**THE REQUEST**
Keep to the lines from the line containing "Give me the matplotlib source for this chart." through the line containing "SANS = 'Liberation Sans'": copy them exactly and leave every picture out.

**EXCERPTED RECORDS**
■ ■ ■ ■

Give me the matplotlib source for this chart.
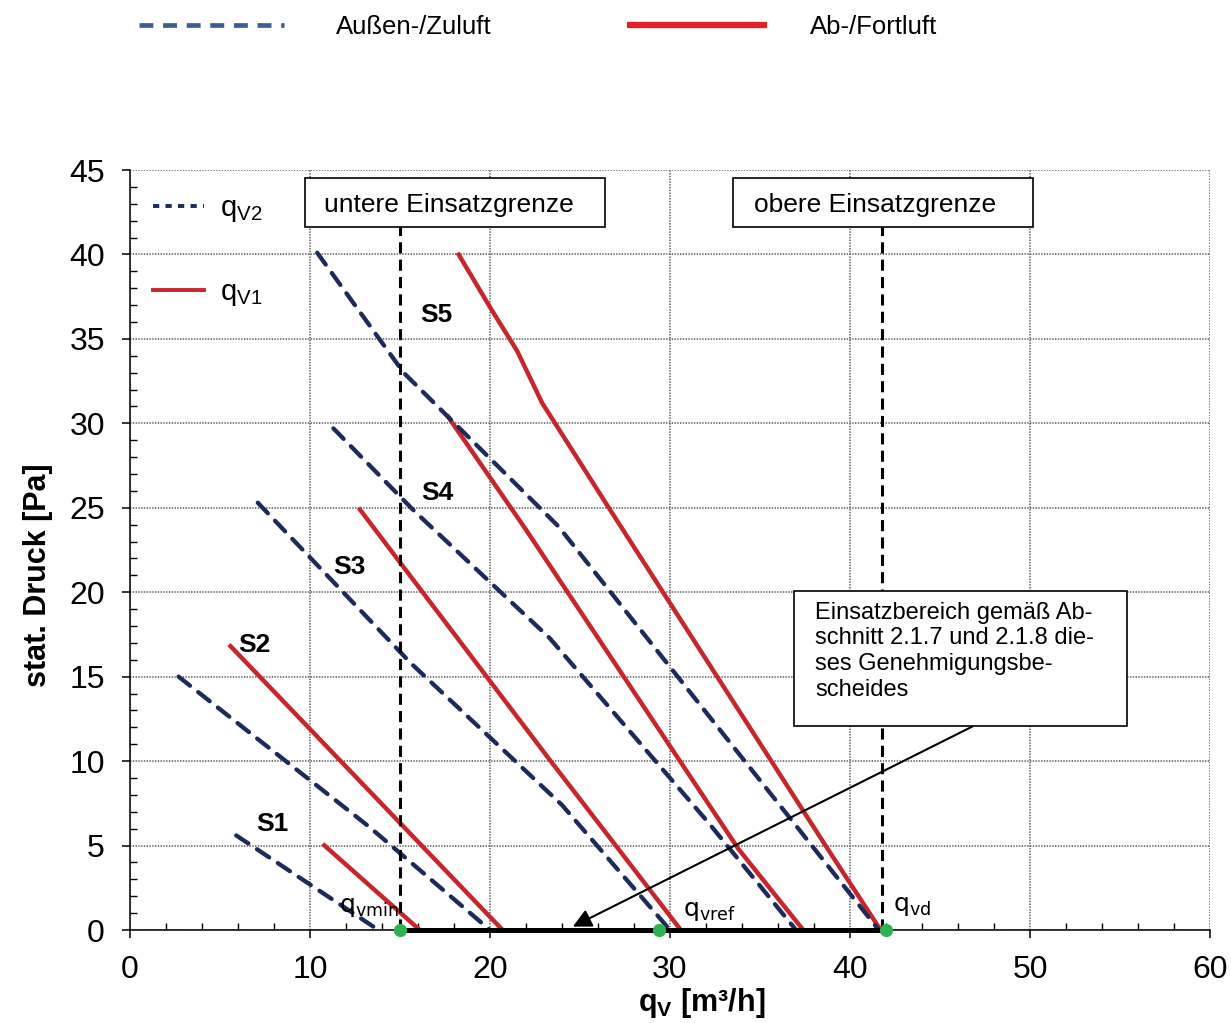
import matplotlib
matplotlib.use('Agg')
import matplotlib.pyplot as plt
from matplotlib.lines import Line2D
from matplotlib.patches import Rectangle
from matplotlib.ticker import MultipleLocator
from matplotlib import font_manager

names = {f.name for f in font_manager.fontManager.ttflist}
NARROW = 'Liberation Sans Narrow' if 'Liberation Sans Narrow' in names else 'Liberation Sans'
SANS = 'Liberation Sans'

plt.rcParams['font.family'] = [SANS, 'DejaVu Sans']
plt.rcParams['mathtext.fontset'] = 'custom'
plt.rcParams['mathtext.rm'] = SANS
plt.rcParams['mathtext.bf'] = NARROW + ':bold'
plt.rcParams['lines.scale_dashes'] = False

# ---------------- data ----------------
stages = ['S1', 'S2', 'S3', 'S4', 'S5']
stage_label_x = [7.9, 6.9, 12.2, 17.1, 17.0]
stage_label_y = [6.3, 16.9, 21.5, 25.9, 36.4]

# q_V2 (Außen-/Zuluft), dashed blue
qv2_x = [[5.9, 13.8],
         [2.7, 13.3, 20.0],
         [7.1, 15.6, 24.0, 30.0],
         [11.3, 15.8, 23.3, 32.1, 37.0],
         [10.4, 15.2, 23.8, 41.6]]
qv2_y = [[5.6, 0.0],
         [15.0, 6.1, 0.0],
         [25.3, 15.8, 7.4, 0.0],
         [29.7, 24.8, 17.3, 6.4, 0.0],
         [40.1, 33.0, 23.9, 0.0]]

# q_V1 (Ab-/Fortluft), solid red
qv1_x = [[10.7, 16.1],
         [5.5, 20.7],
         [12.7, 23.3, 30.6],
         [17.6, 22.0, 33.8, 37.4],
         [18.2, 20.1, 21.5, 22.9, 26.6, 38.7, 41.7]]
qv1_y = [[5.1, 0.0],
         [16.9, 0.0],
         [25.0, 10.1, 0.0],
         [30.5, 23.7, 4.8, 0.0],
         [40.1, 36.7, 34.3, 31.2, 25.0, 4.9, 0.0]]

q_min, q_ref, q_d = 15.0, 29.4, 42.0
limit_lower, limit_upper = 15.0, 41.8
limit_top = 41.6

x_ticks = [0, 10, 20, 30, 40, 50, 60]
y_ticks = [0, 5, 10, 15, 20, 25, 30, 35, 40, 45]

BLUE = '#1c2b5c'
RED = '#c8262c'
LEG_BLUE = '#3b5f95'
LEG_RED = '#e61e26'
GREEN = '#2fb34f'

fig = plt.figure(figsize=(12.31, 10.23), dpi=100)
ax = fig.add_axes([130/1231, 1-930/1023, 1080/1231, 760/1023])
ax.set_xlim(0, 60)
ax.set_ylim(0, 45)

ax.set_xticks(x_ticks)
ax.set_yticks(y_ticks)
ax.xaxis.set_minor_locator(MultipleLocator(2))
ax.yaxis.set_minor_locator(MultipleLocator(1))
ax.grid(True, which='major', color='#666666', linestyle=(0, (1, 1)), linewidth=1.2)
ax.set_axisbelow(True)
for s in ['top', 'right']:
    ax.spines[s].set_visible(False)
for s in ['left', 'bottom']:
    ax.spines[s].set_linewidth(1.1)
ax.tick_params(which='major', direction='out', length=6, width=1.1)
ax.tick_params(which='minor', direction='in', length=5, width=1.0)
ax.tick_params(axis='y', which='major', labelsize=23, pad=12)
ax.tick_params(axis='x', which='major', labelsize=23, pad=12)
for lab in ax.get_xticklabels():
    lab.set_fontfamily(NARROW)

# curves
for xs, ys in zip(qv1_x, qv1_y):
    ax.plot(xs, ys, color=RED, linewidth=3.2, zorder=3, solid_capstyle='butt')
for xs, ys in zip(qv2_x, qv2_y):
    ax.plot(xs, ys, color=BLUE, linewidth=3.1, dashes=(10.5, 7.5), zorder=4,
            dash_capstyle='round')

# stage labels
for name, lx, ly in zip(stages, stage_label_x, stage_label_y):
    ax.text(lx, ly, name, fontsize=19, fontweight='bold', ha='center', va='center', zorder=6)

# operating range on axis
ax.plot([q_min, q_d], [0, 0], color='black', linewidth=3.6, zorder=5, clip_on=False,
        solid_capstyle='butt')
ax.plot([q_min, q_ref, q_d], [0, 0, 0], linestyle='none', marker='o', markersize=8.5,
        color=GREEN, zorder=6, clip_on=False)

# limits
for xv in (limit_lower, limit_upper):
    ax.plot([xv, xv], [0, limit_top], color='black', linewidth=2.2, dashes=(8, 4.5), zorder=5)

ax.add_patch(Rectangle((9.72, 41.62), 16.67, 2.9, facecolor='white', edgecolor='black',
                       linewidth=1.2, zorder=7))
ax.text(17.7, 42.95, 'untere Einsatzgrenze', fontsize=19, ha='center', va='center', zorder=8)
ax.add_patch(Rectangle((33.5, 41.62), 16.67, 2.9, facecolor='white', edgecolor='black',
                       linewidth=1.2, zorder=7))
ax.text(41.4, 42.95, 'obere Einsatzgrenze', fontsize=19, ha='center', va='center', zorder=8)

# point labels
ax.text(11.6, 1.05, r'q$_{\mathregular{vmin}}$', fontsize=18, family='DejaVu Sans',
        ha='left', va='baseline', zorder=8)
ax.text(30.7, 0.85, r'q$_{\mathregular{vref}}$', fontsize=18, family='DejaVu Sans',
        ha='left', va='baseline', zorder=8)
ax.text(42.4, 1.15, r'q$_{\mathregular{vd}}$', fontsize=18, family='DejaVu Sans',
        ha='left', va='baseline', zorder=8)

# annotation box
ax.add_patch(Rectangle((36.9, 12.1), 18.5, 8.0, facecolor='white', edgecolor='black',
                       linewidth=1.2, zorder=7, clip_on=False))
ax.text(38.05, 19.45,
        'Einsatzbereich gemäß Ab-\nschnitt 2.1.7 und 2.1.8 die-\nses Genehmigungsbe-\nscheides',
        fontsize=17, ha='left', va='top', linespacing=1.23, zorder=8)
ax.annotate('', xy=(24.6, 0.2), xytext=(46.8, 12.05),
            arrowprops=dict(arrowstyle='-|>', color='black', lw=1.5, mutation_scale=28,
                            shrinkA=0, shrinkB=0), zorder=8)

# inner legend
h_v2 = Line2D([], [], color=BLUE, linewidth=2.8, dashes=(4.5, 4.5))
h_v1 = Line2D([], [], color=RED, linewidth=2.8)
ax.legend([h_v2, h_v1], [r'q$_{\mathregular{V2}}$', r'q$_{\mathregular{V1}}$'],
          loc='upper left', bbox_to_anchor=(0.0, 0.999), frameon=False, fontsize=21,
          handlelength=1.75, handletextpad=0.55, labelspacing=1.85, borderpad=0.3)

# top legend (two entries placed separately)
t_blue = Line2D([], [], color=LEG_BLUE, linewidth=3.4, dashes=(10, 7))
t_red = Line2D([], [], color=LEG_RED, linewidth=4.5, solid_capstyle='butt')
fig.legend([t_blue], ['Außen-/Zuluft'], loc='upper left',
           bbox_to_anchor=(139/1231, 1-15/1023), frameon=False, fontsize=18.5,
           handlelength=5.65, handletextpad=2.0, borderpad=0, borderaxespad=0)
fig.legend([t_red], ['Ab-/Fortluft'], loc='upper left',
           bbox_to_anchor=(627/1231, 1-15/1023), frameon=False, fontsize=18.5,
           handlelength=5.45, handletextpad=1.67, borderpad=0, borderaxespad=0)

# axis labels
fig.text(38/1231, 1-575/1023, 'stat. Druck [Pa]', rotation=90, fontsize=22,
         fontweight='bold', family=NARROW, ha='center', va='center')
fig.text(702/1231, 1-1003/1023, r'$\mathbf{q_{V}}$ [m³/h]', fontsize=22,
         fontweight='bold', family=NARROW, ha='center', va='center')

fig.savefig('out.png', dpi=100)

■ ■ ■ ■

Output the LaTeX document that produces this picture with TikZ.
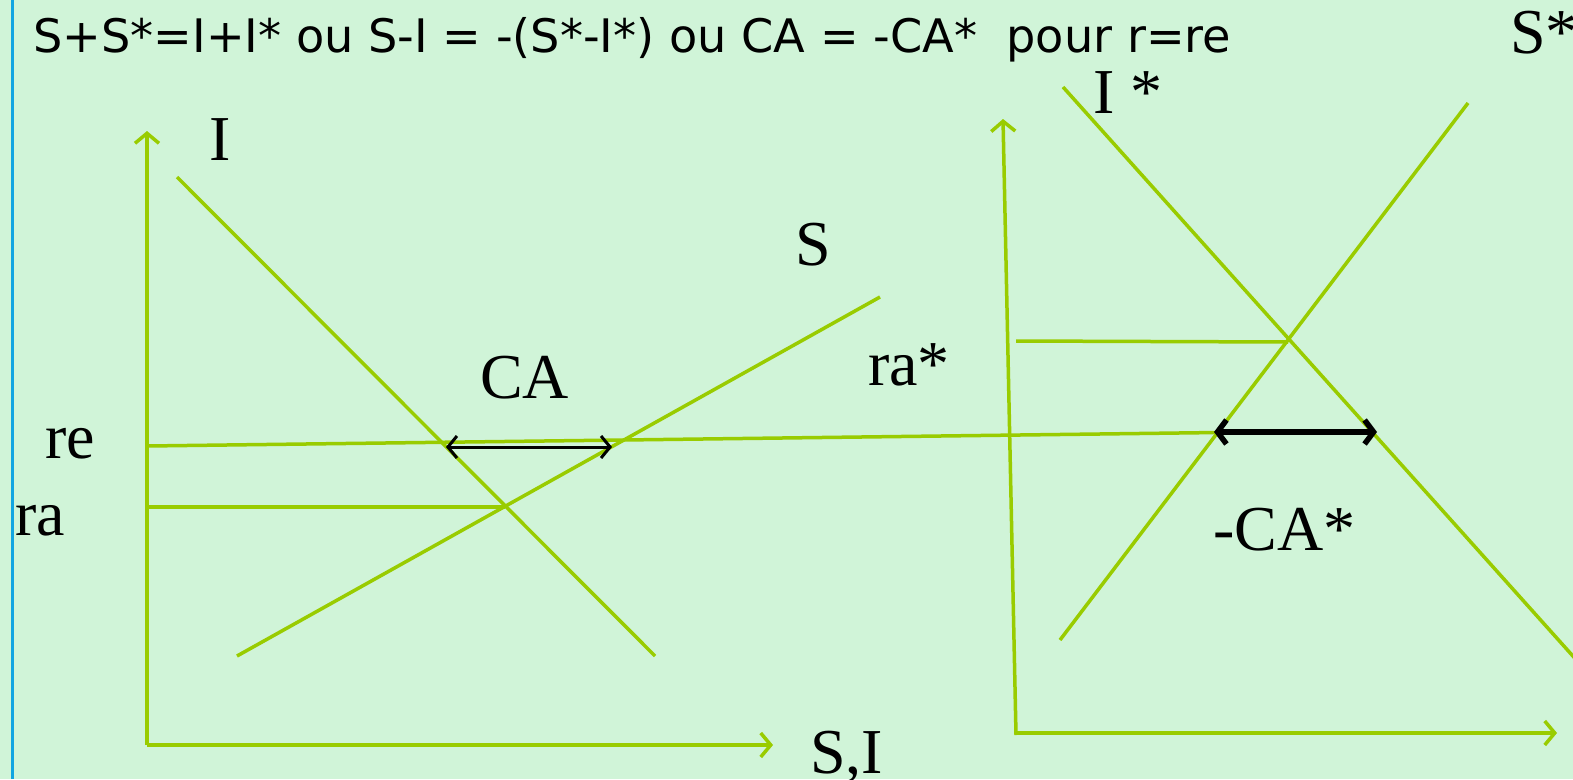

■ ■ ■ ■

**SOLVED EXERCISE**
Give me the matplotlib source for this chart.
import matplotlib
matplotlib.use('Agg')
import matplotlib.pyplot as plt
from matplotlib.lines import Line2D
from matplotlib.patches import Rectangle
from matplotlib.ticker import MultipleLocator
from matplotlib import font_manager

names = {f.name for f in font_manager.fontManager.ttflist}
NARROW = 'Liberation Sans Narrow' if 'Liberation Sans Narrow' in names else 'Liberation Sans'
SANS = 'Liberation Sans'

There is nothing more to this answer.